“This [Netivot HaTorah] is something that is a part of us! We were the pioneers, and we are still involved 37 years later! We were young and naive but we were idealistic.” In the early 1980s, Rabbi Elliott Diamond, Mrs. Rochelle Diamond and a small group of friends felt strongly about wanting to send their (still very young) children to a school that did not yet exist in Toronto: one that would value “Torah, Zionism, Derech Eretz while also placing an equal emphasis on general studies as a part of fulfilling a religious mandate: וַיִּקַּ֛ח יְהֹוָ֥ה אֱלֹהִ֖ים אֶת־הָֽאָדָ֑ם וַיַּנִּחֵ֣הוּ בְגַן־עֵ֔דֶן לְעׇבְדָ֖הּ וּלְשׇׁמְרָֽהּ׃ – Hashem told Adam that mankind’s responsibility is to work the world and preserve it. Our school understands that general studies is a vehicle for learning about the world so we may properly fulfill the mandate we have.” After many conversations in community members’ homes, they advertised in the CJN that a meeting would take place in Earl Bales for interested parents. Rochelle remembers her shock when 200 people showed up! “We thought, this is a real thing! People actually really want this!” “We had such strong feelings and beliefs and we did it! The message here is to follow your dreams, follow your heart and if you believe in something strongly, believe that Hashem will give you the strength to figure it out.” As the Director of Art and Special Activities, she uses that same young idealism nearly 4 decades later, “When I meet with Bnot Sherut and Shinshim I say, “Give me your biggest idea! I want to start there!”
Rabbi Elliott Diamond, Head of Jewish Studies, is equally nostalgic and enthusiastic, “We started the school in 1984 with 25 kids in the Gan and 15 kids in grade 1. The year was amazing. Year 2 – 160 kids!! We were thinking we would add a grade a year, but the response was so overwhelming we had to add more!” Rabbi Diamond recalls. “We also understood that the Grade 1 teachers needed to be phenomenal because parents needed to trust a new school.” Rochelle remembers interviewing Mary Martha Starkman and Reena Newman z”l in their living room, who they hired to be the Grade 1 teachers. Rabbi Diamond expresses his hakarat hatov, “I credit the school to those women, without them it wouldn’t have happened. They were outstanding.”

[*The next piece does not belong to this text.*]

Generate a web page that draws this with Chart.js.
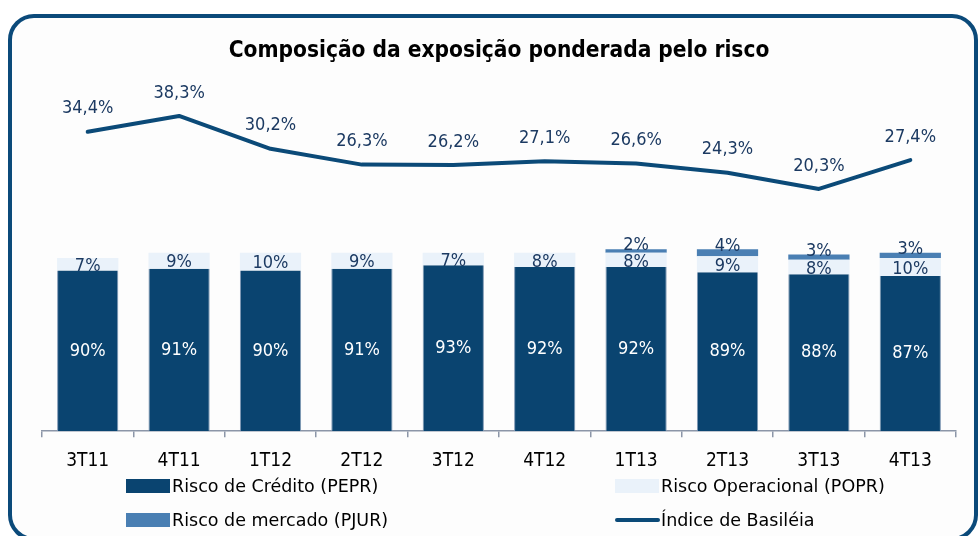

Simultaneous to being founders and lay leaders for Netivot, Rabbi Diamond was teaching Judaic Studies at CHAT and Rochelle was working as a psychoeducational consultant. He remembers “loving teaching high school. I created the Jewish Ethics course that is still there today.” A position came up at Netivot, and Rabbi Diamond made the move from lay leader to professional, “I wasn’t sure about the change from high school to elementary, but I came and I loved it and I still do.” Rochelle had another career as a parent educator, before being invited to Netivot in 2001 to interview to create an art program. “When I got here, there was not one material in the art room! We started slowly, and then I also moved into programming, and I still do both now, I love it! We do formal art instruction as well as informal art by infusing art into many of the things they do. If we are doing a play, the kids are involved in the scenery, prop making, costumes etc.” Rabbi Diamond expresses, “I don’t think Rochelle is giving herself enough credit. There is a tendency in Jewish day schools to be very text based. The problem is not every kid is a textual learner, or their strength lies in that learning style. I can’t tell you how many times there have been children who have opportunities to find their neshamas in art, visual arts, music, dance. These opportunities are crucial for them.”
“After 120 years when Hashem looks at us and says, so what did you accomplish? From an idea… to a school that’s teaching hundreds and hundreds of kids to follow in the pathway of Torah.” When asked what keeps him passionate year after year, “For me, it’s the kids. There is a big rush in seeing the kids make connections and understanding. The AHA moments. When a kid is jumping up to answer a question, that is special.” Rochelle agrees with that and adds, “I’m so lucky that I love what I do. This is not a job for me, it’s a passion. And getting to share that with the students and seeing how much they love it, because they really do.”
Rabbi Elliott Diamond and Mrs. Rochelle Diamond are parents of 3 alumni of Netivot.